>>>>
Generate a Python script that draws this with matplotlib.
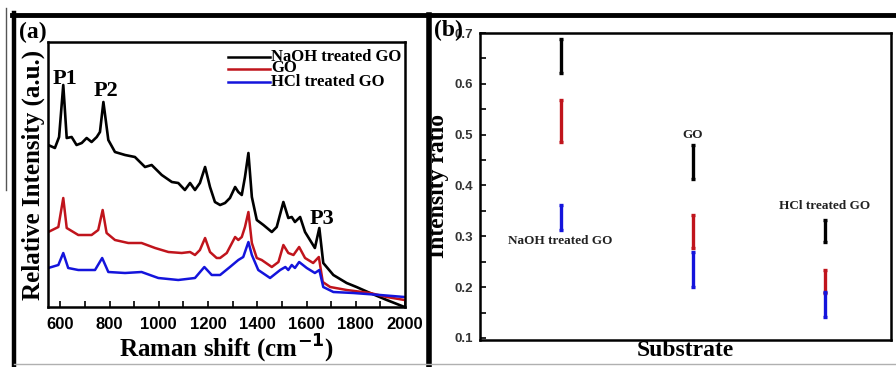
import matplotlib
matplotlib.use("Agg")
import matplotlib.pyplot as plt
from matplotlib.lines import Line2D
from matplotlib.ticker import MultipleLocator

# ---------------- data: panel (a) Raman spectra ----------------
naoh_x = [551, 578, 595, 612, 626, 646, 666, 687, 707, 727, 748, 761, 775, 795, 822, 863, 903,
          944, 971, 1012, 1053, 1079, 1106, 1127, 1147, 1167, 1188, 1208, 1228, 1249, 1269, 1289,
          1310, 1323, 1337, 1350, 1364, 1378, 1398, 1425, 1459, 1479, 1506, 1526, 1540, 1553,
          1574, 1594, 1614, 1634, 1652, 1668, 1709, 1763, 1803, 1858, 1926, 1998]
naoh_y = [162, 159, 170, 222, 169, 170, 162, 164, 169, 165, 170, 175, 205, 167, 155, 152, 150,
          140, 142, 132, 125, 124, 117, 124, 117, 124, 140, 120, 105, 102, 104, 109,
          120, 115, 112, 130, 154, 110, 87, 82, 75, 80, 105, 89, 90, 85,
          90, 75, 67, 59, 79, 44, 32, 24, 20, 14, 7, 0]

go_x = [551, 592, 612, 626, 673, 727, 754, 772, 788, 822, 876, 930, 985, 1039, 1093, 1127, 1147,
        1167, 1188, 1208, 1235, 1249, 1276, 1310, 1323, 1337, 1350, 1364, 1378, 1398, 1418, 1459,
        1486, 1506, 1526, 1547, 1570, 1594, 1627, 1650, 1666, 1696, 1763, 1858, 1926, 1998]
go_y = [75, 80, 109, 79, 72, 72, 77, 97, 74, 67, 64, 64, 59, 55, 54, 55, 52,
        57, 69, 55, 49, 49, 54, 70, 67, 70, 80, 95, 64, 49, 47, 40,
        45, 62, 54, 52, 60, 49, 44, 50, 25, 20, 17, 14, 10, 7]

hcl_x = [551, 592, 612, 632, 673, 741, 770, 795, 863, 930, 998, 1079, 1147, 1185, 1215, 1249,
         1289, 1323, 1343, 1364, 1378, 1404, 1452, 1493, 1514, 1526, 1540, 1553, 1570, 1601,
         1634, 1652, 1668, 1709, 1790, 1899, 1998]
hcl_y = [39, 42, 54, 39, 37, 37, 49, 35, 34, 35, 29, 27, 29, 40, 32, 32,
         40, 47, 50, 65, 52, 37, 29, 37, 40, 37, 42, 39, 45, 39,
         34, 37, 20, 15, 14, 12, 10]

spectra_labels = ["NaOH treated GO", "GO", "HCl treated GO"]
peak_labels = ["P1", "P2", "P3"]
peak_pos = [(617, 228), (786, 216), (1663, 88)]

# ---------------- data: panel (b) intensity ratios ----------------
substrates = ["NaOH treated GO", "GO", "HCl treated GO"]
ratio_black_lo = [0.622, 0.412, 0.288]
ratio_black_hi = [0.688, 0.480, 0.332]
ratio_red_lo = [0.485, 0.277, 0.188]
ratio_red_hi = [0.569, 0.342, 0.233]
ratio_blue_lo = [0.313, 0.200, 0.141]
ratio_blue_hi = [0.362, 0.270, 0.191]
substrate_label_y = [0.291, 0.500, 0.360]

BLACK = "#000000"
RED = "#c0141c"
BLUE = "#1414dc"

W, H = 896, 367
fig = plt.figure(figsize=(W / 100, H / 100), dpi=100)
fig.patch.set_facecolor("white")


def fx(px):
    return px / W


def fy(py):
    return 1 - py / H


serif = "Liberation Serif"
sans = "Liberation Sans"

# ---------------- panel (a) ----------------
axa = fig.add_axes([fx(48), fy(307), fx(405) - fx(48), fy(42) - fy(307)])
axa.plot(naoh_x, naoh_y, color=BLACK, lw=1.9)
axa.plot(go_x, go_y, color=RED, lw=1.8)
axa.plot(hcl_x, hcl_y, color=BLUE, lw=1.8)
axa.set_xlim(550, 2000)
axa.set_ylim(0, 265)
axa.xaxis.set_major_locator(MultipleLocator(200))
axa.xaxis.set_minor_locator(MultipleLocator(100))
axa.set_yticks([])
axa.tick_params(axis="x", which="both", direction="in", length=4, width=1.2, pad=7)
for lab in axa.get_xticklabels():
    lab.set_fontfamily(sans)
    lab.set_fontweight("bold")
    lab.set_fontsize(12)
for s in axa.spines.values():
    s.set_linewidth(1.8)
axa.set_xlabel("Raman shift (cm$^{\\mathbf{-1}}$)", fontfamily=serif, fontweight="bold",
               fontsize=18, labelpad=1)
axa.set_ylabel("Relative Intensity (a.u.)", fontfamily=serif, fontweight="bold",
               fontsize=18, labelpad=2)

# legend drawn compactly
leg_rows = [0.9445, 0.900, 0.850]
for lab, col, yy in zip(spectra_labels, [BLACK, RED, BLUE], leg_rows):
    axa.plot([0.504, 0.622], [yy, yy], color=col, lw=1.8, transform=axa.transAxes)
    axa.text(0.624, yy, lab, transform=axa.transAxes, ha="left", va="center",
             fontfamily=serif, fontweight="bold", fontsize=12)

for lab, (px_, py_) in zip(peak_labels, peak_pos):
    axa.text(px_, py_, lab, ha="center", va="center", fontfamily=serif,
             fontweight="bold", fontsize=16)

# ---------------- panel (b) ----------------
axb = fig.add_axes([fx(480), fy(340), fx(891) - fx(480), fy(33) - fy(340)])
xs = [1, 2, 3]
for lo, hi, col in [(ratio_black_lo, ratio_black_hi, BLACK),
                    (ratio_red_lo, ratio_red_hi, RED),
                    (ratio_blue_lo, ratio_blue_hi, BLUE)]:
    mid = [(a + b) / 2 for a, b in zip(lo, hi)]
    err = [(b - a) / 2 for a, b in zip(lo, hi)]
    axb.errorbar(xs, mid, yerr=err, fmt="none", ecolor=col, elinewidth=2.4,
                 capsize=1.5, capthick=2.4)
for x, lab, yy in zip(xs, substrates, substrate_label_y):
    axb.text(x, yy, lab, ha="center", va="center", fontfamily=serif,
             fontweight="bold", fontsize=9.5, color="#222222")
axb.set_xlim(0.39, 3.5)
axb.set_ylim(0.096, 0.70)
axb.set_xticks([])
axb.yaxis.set_major_locator(MultipleLocator(0.1))
axb.yaxis.set_minor_locator(MultipleLocator(0.05))
axb.tick_params(axis="y", which="both", direction="in", length=4, width=1.2, pad=5,
                labelsize=9.5, labelcolor="#333333")
for lab in axb.get_yticklabels():
    lab.set_fontfamily(sans)
    lab.set_fontweight("bold")
for s in axb.spines.values():
    s.set_linewidth(1.8)
axb.set_xlabel("Substrate", fontfamily=serif, fontweight="bold", fontsize=17, labelpad=0)
axb.set_ylabel("Intensity ratio", fontfamily=serif, fontweight="bold", fontsize=17, labelpad=4)

# panel letters
fig.text(fx(33), fy(32), "(a)", ha="center", va="center", fontfamily=serif,
         fontweight="bold", fontsize=17)
fig.text(fx(448), fy(30), "(b)", ha="center", va="center", fontfamily=serif,
         fontweight="bold", fontsize=17)

# outer frame pieces
fig.add_artist(Line2D([fx(12), fx(896)], [fy(15), fy(15)], color="black", lw=3.5,
                      transform=fig.transFigure))
fig.add_artist(Line2D([fx(14), fx(14)], [fy(13), fy(367)], color="black", lw=3.2,
                      transform=fig.transFigure))
fig.add_artist(Line2D([fx(428.5), fx(428.5)], [fy(15), fy(367)], color="black", lw=4,
                      transform=fig.transFigure))
fig.add_artist(Line2D([fx(5.5), fx(5.5)], [fy(8), fy(190)], color="#555555", lw=1,
                      transform=fig.transFigure))
fig.add_artist(Line2D([fx(14), fx(896)], [fy(364), fy(364)], color="#b0b0b0", lw=1,
                      transform=fig.transFigure))

fig.savefig("out.png", dpi=100, facecolor="white")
<<<<
### The request
Everything from the first line to the line with "17, 14, 10, 7]" must be repeated exactly, and nothing else. Leave the pictures out.

### Exercise answer
Generate a Python script that draws this with matplotlib.
import matplotlib
matplotlib.use("Agg")
import matplotlib.pyplot as plt
from matplotlib.lines import Line2D
from matplotlib.ticker import MultipleLocator

# ---------------- data: panel (a) Raman spectra ----------------
naoh_x = [551, 578, 595, 612, 626, 646, 666, 687, 707, 727, 748, 761, 775, 795, 822, 863, 903,
          944, 971, 1012, 1053, 1079, 1106, 1127, 1147, 1167, 1188, 1208, 1228, 1249, 1269, 1289,
          1310, 1323, 1337, 1350, 1364, 1378, 1398, 1425, 1459, 1479, 1506, 1526, 1540, 1553,
          1574, 1594, 1614, 1634, 1652, 1668, 1709, 1763, 1803, 1858, 1926, 1998]
naoh_y = [162, 159, 170, 222, 169, 170, 162, 164, 169, 165, 170, 175, 205, 167, 155, 152, 150,
          140, 142, 132, 125, 124, 117, 124, 117, 124, 140, 120, 105, 102, 104, 109,
          120, 115, 112, 130, 154, 110, 87, 82, 75, 80, 105, 89, 90, 85,
          90, 75, 67, 59, 79, 44, 32, 24, 20, 14, 7, 0]

go_x = [551, 592, 612, 626, 673, 727, 754, 772, 788, 822, 876, 930, 985, 1039, 1093, 1127, 1147,
        1167, 1188, 1208, 1235, 1249, 1276, 1310, 1323, 1337, 1350, 1364, 1378, 1398, 1418, 1459,
        1486, 1506, 1526, 1547, 1570, 1594, 1627, 1650, 1666, 1696, 1763, 1858, 1926, 1998]
go_y = [75, 80, 109, 79, 72, 72, 77, 97, 74, 67, 64, 64, 59, 55, 54, 55, 52,
        57, 69, 55, 49, 49, 54, 70, 67, 70, 80, 95, 64, 49, 47, 40,
        45, 62, 54, 52, 60, 49, 44, 50, 25, 20, 17, 14, 10, 7]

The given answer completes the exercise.